--- GIVEN DATA ---
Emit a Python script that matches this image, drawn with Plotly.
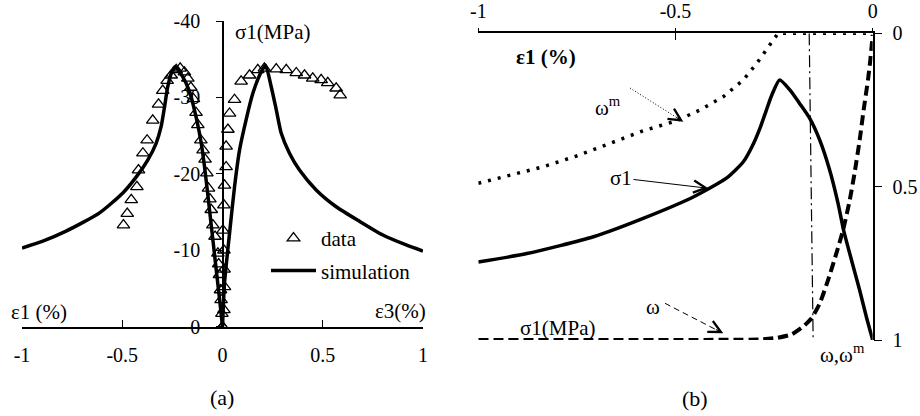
import plotly.graph_objects as go

W, H = 920, 416
FONT = "Liberation Serif, Times New Roman, Times, serif"

# ---------------- Panel (a) data ----------------
# simulation: sigma1 vs eps1 (left branch) and sigma1 vs eps3 (right branch)
sim_e1 = [-1.0, -0.896, -0.780, -0.613, -0.497, -0.430, -0.373, -0.331, -0.306,
          -0.289, -0.273, -0.252, -0.236, -0.198, -0.165, -0.128, -0.106, -0.090,
          -0.072, -0.055, -0.040, -0.025, -0.010, 0.0]
sim_s1 = [-10.3, -11.2, -12.5, -14.9, -17.5, -19.6, -21.8, -24.0, -26.2,
          -28.8, -31.4, -33.4, -34.0, -32.7, -30.8, -27.0, -24.0, -21.0,
          -17.0, -13.0, -9.5, -6.0, -2.5, 0.0]
sim_e3 = [0.0, 0.010, 0.035, 0.060, 0.085, 0.118, 0.151, 0.185, 0.214, 0.243,
          0.268, 0.293, 0.334, 0.384, 0.467, 0.567, 0.683, 0.800, 0.916, 1.0]
sim_s3 = [0.0, -5.7, -12.2, -18.3, -23.1, -27.1, -30.5, -32.9, -34.2, -31.4,
          -28.4, -25.3, -22.7, -20.5, -17.9, -15.7, -13.8, -12.0, -10.7, -9.9]

# experimental data
data_e1 = [-0.494, -0.475, -0.455, -0.427, -0.419, -0.397, -0.376, -0.348, -0.319,
           -0.298, -0.276, -0.256, -0.231, -0.211, -0.190, -0.173, -0.158, -0.145,
           -0.132, -0.123, -0.108, -0.097, -0.087, -0.078, -0.070, -0.063, -0.056,
           -0.048, -0.037, -0.023, -0.019, -0.015, -0.010, -0.007, -0.003, 0.0]
data_s1 = [-13.3, -14.8, -16.6, -18.3, -20.5, -22.7, -24.4, -27.0, -29.1,
           -30.9, -32.2, -32.9, -33.6, -33.8, -33.3, -32.5, -31.3, -29.8,
           -28.0, -26.4, -24.4, -23.1, -21.9, -20.1, -18.1, -16.7, -15.3,
           -13.3, -11.8, -9.6, -8.2, -6.8, -4.8, -3.5, -1.7, 0.0]
data_e3 = [0.0, 0.007, 0.010, 0.008, 0.007, 0.002, 0.007, 0.010, 0.018, 0.018,
           0.027, 0.035, 0.060, 0.093, 0.135, 0.176, 0.209, 0.268, 0.318, 0.368,
           0.409, 0.450, 0.492, 0.525, 0.567, 0.587]
data_s3 = [0.0, -2.2, -5.2, -7.5, -10.0, -12.6, -15.9, -18.5, -20.9, -23.6,
           -25.8, -27.9, -29.7, -32.1, -32.9, -33.6, -33.8, -33.7, -33.6, -33.2,
           -32.9, -32.5, -32.3, -31.9, -31.2, -30.3]

a_xticks = [-1, -0.5, 0, 0.5, 1]
a_xlabels = ["-1", "-0.5", "0", "0.5", "1"]
a_yticks = [0, -10, -20, -30, -40]
a_ylabels = ["0", "-10", "-20", "-30", "-40"]

# ---------------- Panel (b) data ----------------
b_e1 = [-1.0, -0.877, -0.708, -0.582, -0.455, -0.370, -0.328, -0.303, -0.285,
        -0.270, -0.256, -0.236, -0.210, -0.185, -0.160, -0.134, -0.109, -0.088,
        -0.074, -0.054, -0.033, -0.016, 0.0]
b_s1 = [-10.2, -11.3, -13.5, -15.9, -18.7, -21.2, -23.3, -25.6, -27.8,
        -30.0, -32.0, -34.0, -32.7, -30.9, -29.0, -26.1, -22.2, -17.9,
        -14.4, -10.5, -6.5, -3.0, 0.0]
wm_e1 = [-1.0, -0.920, -0.835, -0.751, -0.666, -0.582, -0.497, -0.438, -0.379,
         -0.328, -0.294, -0.269, -0.248, -0.240, -0.120, 0.0]
wm = [0.489, 0.464, 0.435, 0.400, 0.359, 0.318, 0.285, 0.250, 0.207,
      0.152, 0.098, 0.054, 0.013, 0.0, 0.0, 0.0]
w_e1 = [-1.0, -0.286, -0.243, -0.206, -0.177, -0.155, -0.134, -0.113, -0.092,
        -0.075, -0.058, -0.046, -0.033, -0.023, -0.012, -0.006, -0.003, 0.0]
w = [1.0, 0.998, 0.993, 0.982, 0.957, 0.929, 0.880, 0.804, 0.717,
     0.641, 0.543, 0.456, 0.348, 0.250, 0.152, 0.087, 0.045, 0.005]
vline_e1 = [-0.161, -0.151]
vline_w = [0.0, 1.0]

b_xticks = [-1, -0.5, 0]
b_xlabels = ["-1", "-0.5", "0"]
b_yticks = [0, 0.5, 1]
b_ylabels = ["0", "0.5", "1"]


def X(px):
    return px / W


def Y(py):
    return 1 - py / H


fig = go.Figure()

tri = dict(symbol="triangle-up-open", size=11, color="black",
           line=dict(width=1.3, color="black"))
# panel (a)
fig.add_trace(go.Scatter(x=data_e1, y=data_s1, mode="markers", name="data",
                         marker=tri, xaxis="x", yaxis="y", legendgroup="d",
                         showlegend=True))
fig.add_trace(go.Scatter(x=data_e3, y=data_s3, mode="markers", name="data",
                         marker=tri, xaxis="x", yaxis="y", showlegend=False))
fig.add_trace(go.Scatter(x=sim_e1, y=sim_s1, mode="lines", name="simulation",
                         line=dict(color="black", width=3.5, shape="spline", smoothing=0.6),
                         xaxis="x", yaxis="y", legendgroup="s", showlegend=True))
fig.add_trace(go.Scatter(x=sim_e3, y=sim_s3, mode="lines", name="simulation",
                         line=dict(color="black", width=3.5, shape="spline", smoothing=0.6),
                         xaxis="x", yaxis="y", showlegend=False))

# panel (b)
fig.add_trace(go.Scatter(x=vline_e1, y=vline_w, mode="lines",
                         line=dict(color="black", width=1.2, dash="12px,4px,2px,4px"),
                         xaxis="x2", yaxis="y2", showlegend=False))
fig.add_trace(go.Scatter(x=wm_e1, y=wm, mode="lines",
                         line=dict(color="black", width=3.5, dash="3px,7px"),
                         xaxis="x2", yaxis="y2", showlegend=False))
fig.add_trace(go.Scatter(x=w_e1, y=w, mode="lines",
                         line=dict(color="black", width=4, dash="10px,5px",
                                   shape="spline", smoothing=0.5),
                         xaxis="x2", yaxis="y2", showlegend=False))
fig.add_trace(go.Scatter(x=b_e1, y=b_s1, mode="lines",
                         line=dict(color="black", width=3.5, shape="spline", smoothing=0.6),
                         xaxis="x2", yaxis="y3", showlegend=False))
# carrier trace so the overlaid tick axis (x3) is rendered
fig.add_trace(go.Scatter(x=[None], y=[None], xaxis="x3", yaxis="y2", showlegend=False,
                         hoverinfo="skip"))

tickfont = dict(family=FONT, size=20, color="black")
axis_common = dict(showgrid=False, zeroline=False, showline=True, linecolor="black",
                   linewidth=1.5, tickcolor="black", tickwidth=1.3, tickfont=tickfont)

fig.update_layout(
    width=W, height=H, autosize=False,
    margin=dict(l=0, r=0, t=0, b=0, pad=0),
    paper_bgcolor="white", plot_bgcolor="rgba(0,0,0,0)",
    font=dict(family=FONT, size=20, color="black"),
    xaxis=dict(domain=[X(22), X(423)], range=[-1, 1], anchor="y",
               ticks="inside", ticklen=7, tickvals=a_xticks, ticktext=a_xlabels,
               ticklabelstandoff=10, automargin=False, **axis_common),
    yaxis=dict(domain=[Y(326.7), Y(21)], range=[0, -40], anchor="free",
               position=X(223), ticks="outside", ticklen=6,
               tickvals=a_yticks, ticktext=a_ylabels, ticklabelstandoff=12,
               automargin=False, **axis_common),
    xaxis2=dict(domain=[X(478.3), X(872.7)], range=[-1, 0], anchor="y2", side="top",
                ticks="outside", ticklen=4, tickvals=b_xticks, ticktext=b_xlabels,
                ticklabelstandoff=2, automargin=False, **axis_common),
    xaxis3=dict(domain=[X(478.3), X(872.7)], range=[-1, 0], anchor="y2", side="top",
                overlaying="x2", ticks="inside", ticklen=7, tickvals=b_xticks,
                showticklabels=False, showgrid=False, zeroline=False, showline=False,
                tickcolor="black", tickwidth=1.3, automargin=False),
    yaxis2=dict(domain=[Y(340), Y(33.3)], range=[1, 0], anchor="x2", side="right",
                ticks="outside", ticklen=8, tickvals=b_yticks, ticktext=b_ylabels,
                ticklabelstandoff=6, automargin=False, **axis_common),
    yaxis3=dict(domain=[Y(340), Y(33.3)], range=[0, -40.1], anchor="x2",
                overlaying="y2", visible=False),
    legend=dict(x=X(266), y=Y(218), xanchor="left", yanchor="top",
                bgcolor="rgba(0,0,0,0)", font=dict(family=FONT, size=21, color="black"),
                itemwidth=45, tracegroupgap=2),
    showlegend=True,
)

txt = dict(family=FONT, size=21, color="black")
big = dict(family=FONT, size=22, color="black")
ann = [
    # panel (a) labels
    dict(x=X(272), y=Y(32), text="σ1(MPa)", font=txt),
    dict(x=X(39), y=Y(312), text="ε1 (%)", font=txt),
    dict(x=X(400), y=Y(311), text="ε3(%)", font=txt),
    dict(x=X(222), y=Y(397), text="(a)", font=big),
    # panel (b) labels
    dict(x=X(546), y=Y(57), text="<b>ε1 (%)</b>", font=txt),
    dict(x=X(608), y=Y(106), text="ω<sup>m</sup>", font=txt),
    dict(x=X(653), y=Y(307), text="ω", font=txt),
    dict(x=X(557), y=Y(328), text="σ1(MPa)", font=txt),
    dict(x=X(842), y=Y(353), text="ω,ω<sup>m</sup>", font=txt),
    dict(x=X(695), y=Y(398), text="(b)", font=big),
]
annotations = []
for a in ann:
    a.update(xref="paper", yref="paper", showarrow=False,
             xanchor="center", yanchor="middle")
    annotations.append(a)

# sigma1 label with its arrow
annotations.append(dict(x=X(708.3), y=Y(188.3), xref="paper", yref="paper",
                        text="σ1", font=txt, showarrow=True, arrowhead=5,
                        arrowsize=2.4, arrowwidth=1, arrowcolor="black",
                        ax=621 - 708.3, ay=178 - 188.3, standoff=0))


def arrow_head(x0, y0, x1, y1):
    # short solid arrow (only the head is visible) pointing to (x1, y1)
    dx, dy = x0 - x1, y0 - y1
    L = (dx * dx + dy * dy) ** 0.5
    return dict(x=X(x1), y=Y(y1), xref="paper", yref="paper", text="",
                showarrow=True, arrowhead=5, arrowsize=2.4, arrowwidth=1,
                arrowcolor="black", ax=dx / L * 10, ay=dy / L * 10, standoff=0)


annotations.append(arrow_head(630, 88, 683.3, 121.7))
annotations.append(arrow_head(665, 303.3, 723.3, 333.3))

shapes = [
    dict(type="line", xref="paper", yref="paper", x0=X(630), y0=Y(88),
         x1=X(680), y1=Y(119.7), line=dict(color="black", width=1, dash="1px,2px")),
    dict(type="line", xref="paper", yref="paper", x0=X(665), y0=Y(303.3),
         x1=X(720), y1=Y(331.7), line=dict(color="black", width=1, dash="6px,4px")),
]
fig.update_layout(annotations=annotations, shapes=shapes)

fig.write_html("out.html")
---
▸ **EXERCISE INSTRUCTIONS**
Please reproduce the listing exactly from its opening line through the line that contains "-12.0, -10.7, -9.9]", both included, with all pictures omitted.

▸ **WRITTEN REPLY**
Emit a Python script that matches this image, drawn with Plotly.
import plotly.graph_objects as go

W, H = 920, 416
FONT = "Liberation Serif, Times New Roman, Times, serif"

# ---------------- Panel (a) data ----------------
# simulation: sigma1 vs eps1 (left branch) and sigma1 vs eps3 (right branch)
sim_e1 = [-1.0, -0.896, -0.780, -0.613, -0.497, -0.430, -0.373, -0.331, -0.306,
          -0.289, -0.273, -0.252, -0.236, -0.198, -0.165, -0.128, -0.106, -0.090,
          -0.072, -0.055, -0.040, -0.025, -0.010, 0.0]
sim_s1 = [-10.3, -11.2, -12.5, -14.9, -17.5, -19.6, -21.8, -24.0, -26.2,
          -28.8, -31.4, -33.4, -34.0, -32.7, -30.8, -27.0, -24.0, -21.0,
          -17.0, -13.0, -9.5, -6.0, -2.5, 0.0]
sim_e3 = [0.0, 0.010, 0.035, 0.060, 0.085, 0.118, 0.151, 0.185, 0.214, 0.243,
          0.268, 0.293, 0.334, 0.384, 0.467, 0.567, 0.683, 0.800, 0.916, 1.0]
sim_s3 = [0.0, -5.7, -12.2, -18.3, -23.1, -27.1, -30.5, -32.9, -34.2, -31.4,
          -28.4, -25.3, -22.7, -20.5, -17.9, -15.7, -13.8, -12.0, -10.7, -9.9]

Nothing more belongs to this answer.